The possibilities for DM from textual information are largely untapped, making it a fertile area of future research. Text expresses a vast, rich range of information, but in its original, raw form is difficult to analyze or mine automatically. TDM has relatively fewer research projects and commercial products compared to other DM areas. As expected, TDM is a natural extension of traditional DM, as well as information archeology (Brachman et al., 1993). While most standard DM applications tend to be automated discovery of trends and patterns across large DBs and data sets, in the case of text mining, the goal is to look for pattern and trends, like nuggets of data in large amounts of text (Hearst, 1999).
Benefits of TDM
It is important to differentiate between TDM and information access (or information retrieval, as it is better known). The goal of information access is to help users find documents that satisfy their information needs (Baeza-Yates & Ribeiro-Neto, 1999). Text mining focuses on how to use a body of textual information as a large knowledge base from which one can extract new, never-before encountered information (Craven, DiPasquo, Freitag, McCallum, Mitchell, Nigam & Slattery, 1998). However, the results of certain types of text processing can yield tools that indirectly aid in the information-access process. Examples include text clustering to create thematic overviews of text collections (Rennison, 1994; Wise, Thomas, Pennock, Lantrip, Pottier, & Schur, 1995), automatically generating term associations to aid in query expansion (Voorhees, 1994; Xu & Croft, 1996), and using co-citation analysis to find general topics within a collection or identify central Web pages (Hearst, 1999; Kleinberg, 1998; Larson, 1996;).
Methods of TDM
Some of the major methods of TDM include feature extraction, clustering, and categorization. Feature extraction, which is the mining of text within a document, attempts to find significant and important vocabulary from within a natural language text document. From the document-level analysis, it is possible to examine collections of documents. The methods used to do this include clustering and classification. Clustering is the process of grouping documents with similar contents into dynamically generated clusters. This is in contrast to text categorization, where the process is a bit more involved.

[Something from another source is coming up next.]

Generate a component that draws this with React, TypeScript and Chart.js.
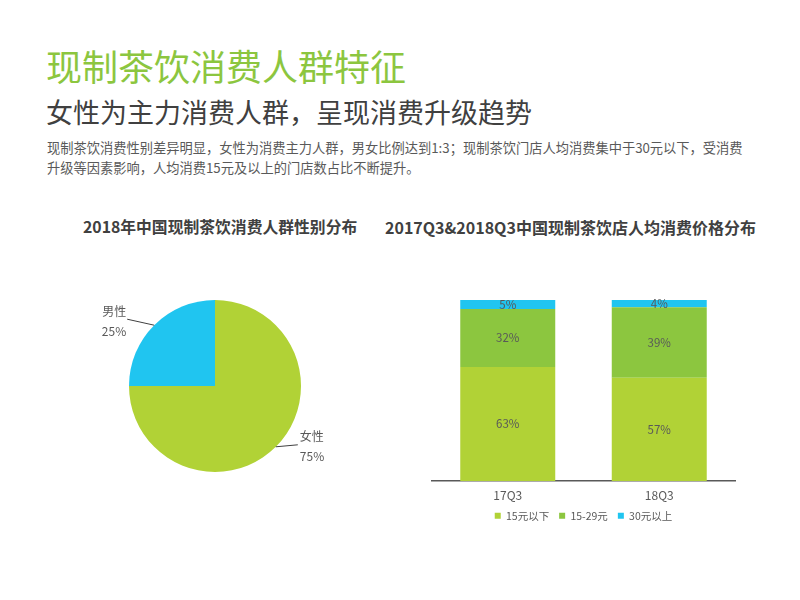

Here, samples of documents fitting into pre-determined "themes" or "categories" are fed into a "trainer," which in turn generates a categorization schema. When the documents to be analyzed are then fed into the categorizer, which incorporates the schema previously produced, it will then assign documents to different categories based on the taxonomy previously provided. These features are incorporated in programs such as IBM's Intelligent Miner for Text (Dorre, Gerstl, & Seiffert, 1999).